I’m kidding, obviously.
Apparently that’s what lastborns do. People (probably firstborns) study this stuff. Lastborns share certain characteristics: creativity, humor, persistence, lower self esteem.
(No baby pictures of me exist—not a one—but that’s OK because lastborns are optimistic.) Some famous lastborns: Stephen Colbert, Mark Twain, Goldie Hawn.
And yes, firstborns are generally confident and organized. They become presidents and astronauts. Some famous firstborns: Oprah Winfrey, Winston Churchill, Albert Einstein.
My fear is because of my glom-on, first-time parenting approach, Caroline’s going to be a lifelong people-pleasing perfectionist . . . unless Lexi rubs off on her a bit.
I was all over Caroline when she was a baby. For whatever reason, I have always given Lexi more room. Smarter defense in football terms, right? If I get too close, they’ll blow right by me. I am learning…
As much as Loverro, Sheehan, and I like to highlight my weaknesses, I know I’m doing alright as a parent. My girls are fine. In fact, they’re wonderful.
I hope I am blessed enough to see how all of this plays out. What choices will each daughter make: what career, what spouse, what place on the map?

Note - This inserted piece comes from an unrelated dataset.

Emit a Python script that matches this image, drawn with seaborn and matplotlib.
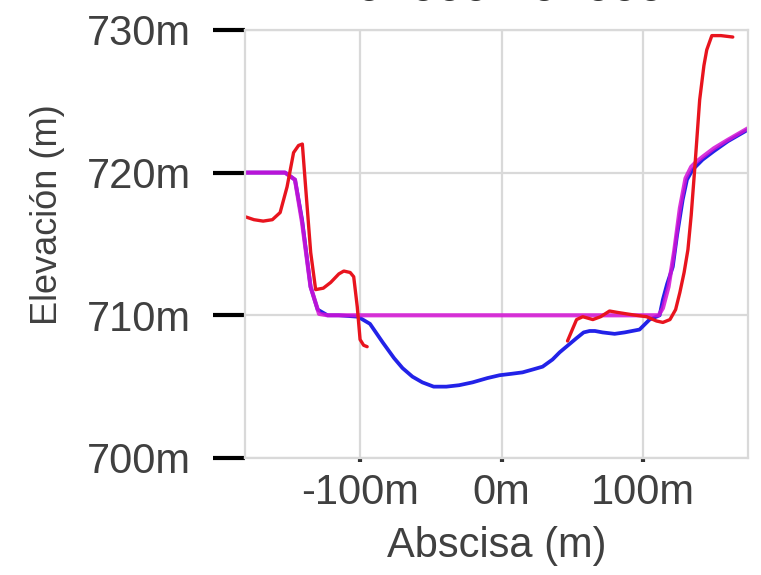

I’ll plan on landing a second career in broadcasting after my playing-with-my-kids days are over. I’ll buy a home in West Palm Beach, one in Telluride, so my grandkids will have cool places to visit on school breaks.
And as for all this birth-order mumbo-jumbo, here's the thing: Peyton Manning’s a middle child.
I understand his little brother’s also had some success on the football field.